● **STORED ROWS**:
○ ○ ○

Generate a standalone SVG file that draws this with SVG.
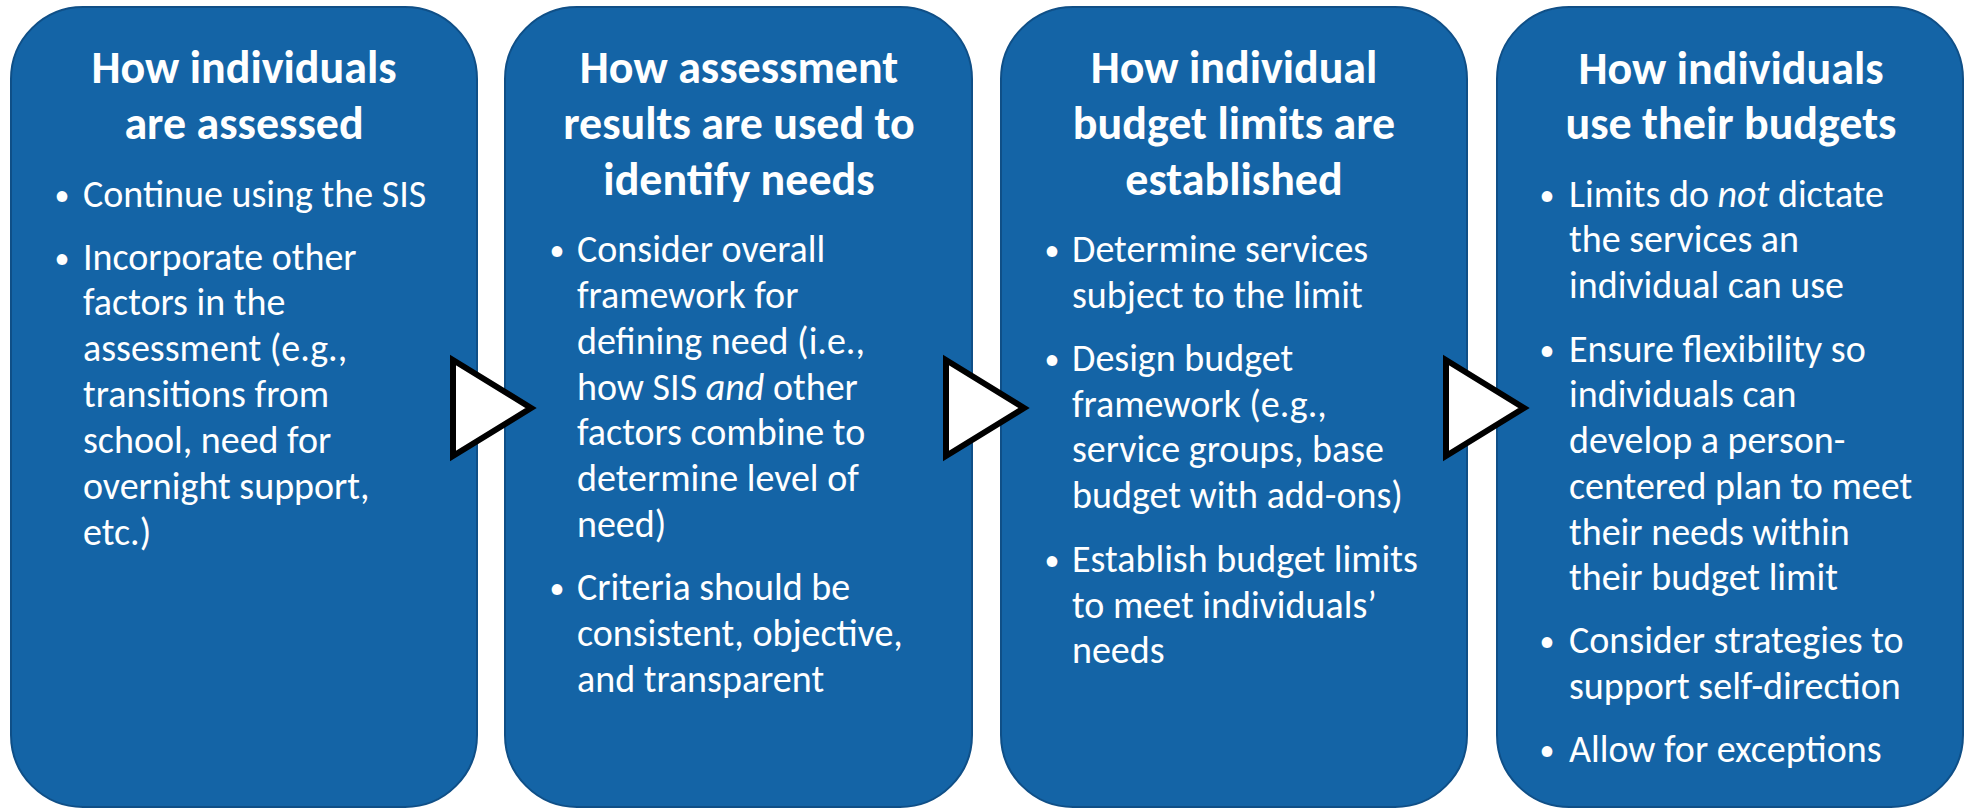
<svg xmlns="http://www.w3.org/2000/svg" width="1967" height="809" viewBox="0 0 1967 809">
<style>
.box{fill:#1464A6;stroke:#0F4F87;stroke-width:2}
.arrow{fill:#FFFFFF;stroke:#000000;stroke-width:6;stroke-linejoin:miter}
.t{font-family:Carlito,Lato,"Open Sans",sans-serif;font-weight:700;font-size:46px;fill:#FFFFFF;text-anchor:middle}
.b{font-family:Carlito,Lato,"Open Sans",sans-serif;font-size:38px;fill:#FFFFFF}
.d{font-family:Carlito,Lato,"Open Sans",sans-serif;font-size:30px;fill:#FFFFFF;text-anchor:middle}
.i{font-style:italic}
</style>
<rect width="1967" height="809" fill="#FFFFFF"/>
<g id="node1">
<rect class="box" x="11" y="7" width="466" height="800" rx="72" ry="72"/>
<text class="t" x="244" y="83">How individuals</text>
<text class="t" x="244" y="139">are assessed</text>
<text class="d" x="62" y="205">•</text>
<text class="b" x="83" y="207">Continue using the SIS</text>
<text class="d" x="62" y="268">•</text>
<text class="b" x="83" y="270">Incorporate other</text>
<text class="b" x="83" y="315">factors in the</text>
<text class="b" x="83" y="361">assessment (e.g.,</text>
<text class="b" x="83" y="407">transitions from</text>
<text class="b" x="83" y="453">school, need for</text>
<text class="b" x="83" y="499">overnight support,</text>
<text class="b" x="83" y="545">etc.)</text>
</g>
<g id="node2">
<rect class="box" x="505" y="7" width="467" height="800" rx="72" ry="72"/>
<text class="t" x="739" y="83">How assessment</text>
<text class="t" x="739" y="139">results are used to</text>
<text class="t" x="739" y="195">identify needs</text>
<text class="d" x="557" y="260">•</text>
<text class="b" x="577" y="262">Consider overall</text>
<text class="b" x="577" y="308">framework for</text>
<text class="b" x="577" y="354">defining need (i.e.,</text>
<text class="b" x="577" y="400">how SIS <tspan class="i">and</tspan> other</text>
<text class="b" x="577" y="445">factors combine to</text>
<text class="b" x="577" y="491">determine level of</text>
<text class="b" x="577" y="537">need)</text>
<text class="d" x="557" y="598">•</text>
<text class="b" x="577" y="600">Criteria should be</text>
<text class="b" x="577" y="646">consistent, objective,</text>
<text class="b" x="577" y="692">and transparent</text>
</g>
<g id="node3">
<rect class="box" x="1001" y="7" width="466" height="800" rx="72" ry="72"/>
<text class="t" x="1234" y="83">How individual</text>
<text class="t" x="1234" y="139">budget limits are</text>
<text class="t" x="1234" y="195">established</text>
<text class="d" x="1052" y="260">•</text>
<text class="b" x="1072" y="262">Determine services</text>
<text class="b" x="1072" y="308">subject to the limit</text>
<text class="d" x="1052" y="369">•</text>
<text class="b" x="1072" y="371">Design budget</text>
<text class="b" x="1072" y="417">framework (e.g.,</text>
<text class="b" x="1072" y="462">service groups, base</text>
<text class="b" x="1072" y="508">budget with add-ons)</text>
<text class="d" x="1052" y="570">•</text>
<text class="b" x="1072" y="572">Establish budget limits</text>
<text class="b" x="1072" y="618">to meet individuals’</text>
<text class="b" x="1072" y="663">needs</text>
</g>
<g id="node4">
<rect class="box" x="1497" y="7" width="466" height="800" rx="72" ry="72"/>
<text class="t" x="1731" y="84">How individuals</text>
<text class="t" x="1731" y="139">use their budgets</text>
<text class="d" x="1547" y="205">•</text>
<text class="b" x="1569" y="207">Limits do <tspan class="i">not</tspan> dictate</text>
<text class="b" x="1569" y="252">the services an</text>
<text class="b" x="1569" y="298">individual can use</text>
<text class="d" x="1547" y="360">•</text>
<text class="b" x="1569" y="362">Ensure flexibility so</text>
<text class="b" x="1569" y="407">individuals can</text>
<text class="b" x="1569" y="453">develop a person-</text>
<text class="b" x="1569" y="499">centered plan to meet</text>
<text class="b" x="1569" y="545">their needs within</text>
<text class="b" x="1569" y="590">their budget limit</text>
<text class="d" x="1547" y="651">•</text>
<text class="b" x="1569" y="653">Consider strategies to</text>
<text class="b" x="1569" y="699">support self-direction</text>
<text class="d" x="1547" y="760">•</text>
<text class="b" x="1569" y="762">Allow for exceptions</text>
</g>
<g id="connectors">
<polygon class="arrow" points="453,360 453,456 531,408"/>
<polygon class="arrow" points="946,360 946,456 1024,408"/>
<polygon class="arrow" points="1446,360 1446,456 1524,408"/>
</g>
</svg>
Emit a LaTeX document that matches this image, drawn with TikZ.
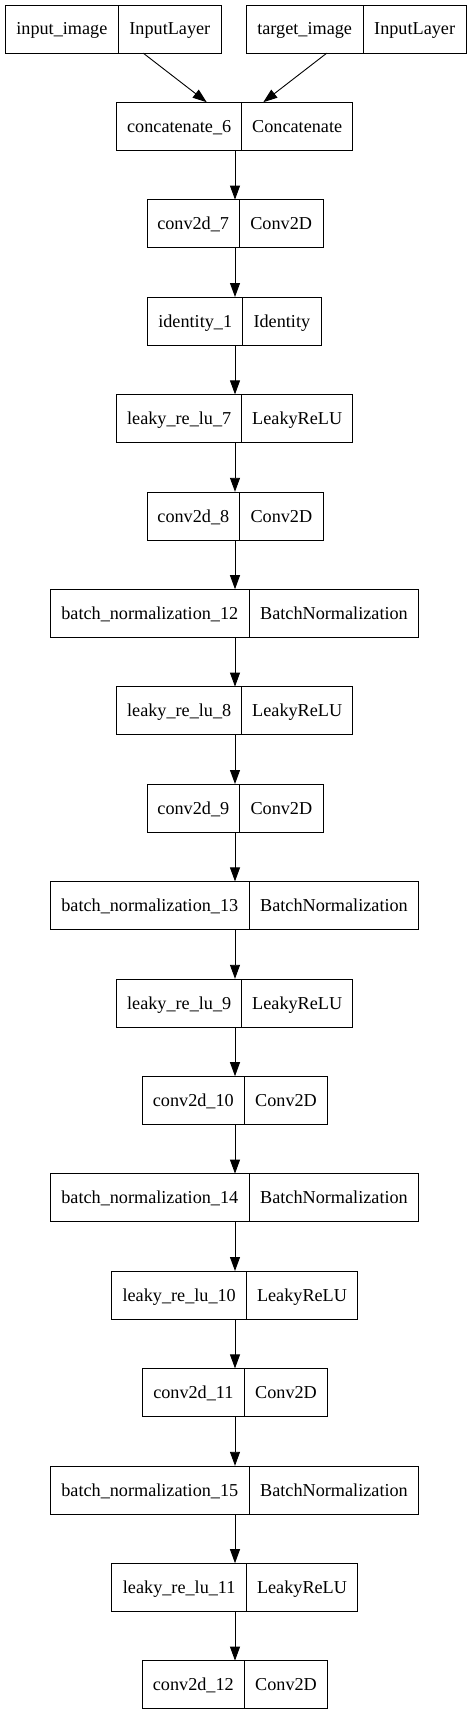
\documentclass[tikz,border=0pt]{standalone}
\usepackage{fontspec}
\setmainfont{Liberation Serif}
\usetikzlibrary{arrows.meta}
\tikzset{
  cell/.style={draw=black, line width=0.9pt, minimum height=48pt, inner sep=0pt,
    text height=12pt, text depth=0pt, font=\fontsize{18.2}{20}\selectfont},
  lay/.style={draw=none, minimum height=48pt, inner sep=0pt},
  edge/.style={line width=0.9pt, -{Triangle[length=14pt,width=10pt]}}
}
\newcommand{\mklayer}[7]{%
  \pgfmathsetmacro{\ly}{5+97.4*#2+24}%
  \pgfmathsetmacro{\lw}{#5-#3}%
  \pgfmathsetmacro{\lwa}{#4-#3}%
  \pgfmathsetmacro{\lwb}{#5-#4}%
  \pgfmathsetmacro{\lca}{(#3+#4)/2}%
  \pgfmathsetmacro{\lcb}{(#4+#5)/2}%
  \pgfmathsetmacro{\lc}{(#3+#5)/2}%
  \node[lay, minimum width=\lw pt] (#1) at (\lc,\ly) {};
  \node[cell, minimum width=\lwa pt] (#1l) at (\lca,\ly) {#6};
  \node[cell, minimum width=\lwb pt] (#1r) at (\lcb,\ly) {#7};
}
\begin{document}
\begin{tikzpicture}[x=1pt,y=-1pt]
\useasboundingbox (0,0) rectangle (471,1715);
\coordinate (axis) at (235,0);
\mklayer{inp}{0}{5}{118.7}{221}{input\_image}{InputLayer}
\mklayer{tgt}{0}{246}{363.3}{466}{target\_image}{InputLayer}
\mklayer{cat}{1}{116.7}{241.7}{352.7}{concatenate\_6}{Concatenate}
\mklayer{cvA}{2}{147}{239.3}{323}{conv2d\_7}{Conv2D}
\mklayer{idn}{3}{147.7}{242.7}{321}{identity\_1}{Identity}
\mklayer{lrA}{4}{116.7}{241.7}{352.7}{leaky\_re\_lu\_7}{LeakyReLU}
\mklayer{cvB}{5}{147}{239.7}{323}{conv2d\_8}{Conv2D}
\mklayer{bnA}{6}{50.3}{249.3}{418.7}{batch\_normalization\_12}{BatchNormalization}
\mklayer{lrB}{7}{116.7}{241.7}{352.7}{leaky\_re\_lu\_8}{LeakyReLU}
\mklayer{cvC}{8}{147}{239.7}{323}{conv2d\_9}{Conv2D}
\mklayer{bnB}{9}{50.3}{249.3}{418.7}{batch\_normalization\_13}{BatchNormalization}
\mklayer{lrC}{10}{116.7}{241.7}{352.7}{leaky\_re\_lu\_9}{LeakyReLU}
\mklayer{cvD}{11}{142}{244.7}{327.3}{conv2d\_10}{Conv2D}
\mklayer{bnC}{12}{50.3}{249.3}{418.7}{batch\_normalization\_14}{BatchNormalization}
\mklayer{lrD}{13}{111.7}{246.7}{357.3}{leaky\_re\_lu\_10}{LeakyReLU}
\mklayer{cvE}{14}{142}{244.7}{327.3}{conv2d\_11}{Conv2D}
\mklayer{bnD}{15}{50.3}{249.3}{418.7}{batch\_normalization\_15}{BatchNormalization}
\mklayer{lrE}{16}{111.7}{246.7}{357.3}{leaky\_re\_lu\_11}{LeakyReLU}
\mklayer{cvF}{17}{142}{244.7}{327.3}{conv2d\_12}{Conv2D}
\draw[edge] ([xshift=30.3pt]inp.south) -- ([xshift=-28pt]cat.north);
\draw[edge] ([xshift=-29.3pt]tgt.south) -- ([xshift=28.6pt]cat.north);
\foreach \a/\b in {cat/cvA, cvA/idn, idn/lrA, lrA/cvB, cvB/bnA, bnA/lrB, lrB/cvC, cvC/bnB, bnB/lrC, lrC/cvD, cvD/bnC, bnC/lrD, lrD/cvE, cvE/bnD, bnD/lrE, lrE/cvF}
  \draw[edge] (\a.south -| axis) -- (\b.north -| axis);
\end{tikzpicture}
\end{document}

○ ○ ○

● **TASK DESCRIPTION**: For each line above that contains the word "standalone", copy that line.

● **SOLUTION TO THE EXERCISE**:
Generate a standalone SVG file that draws this with SVG.
\documentclass[tikz,border=0pt]{standalone}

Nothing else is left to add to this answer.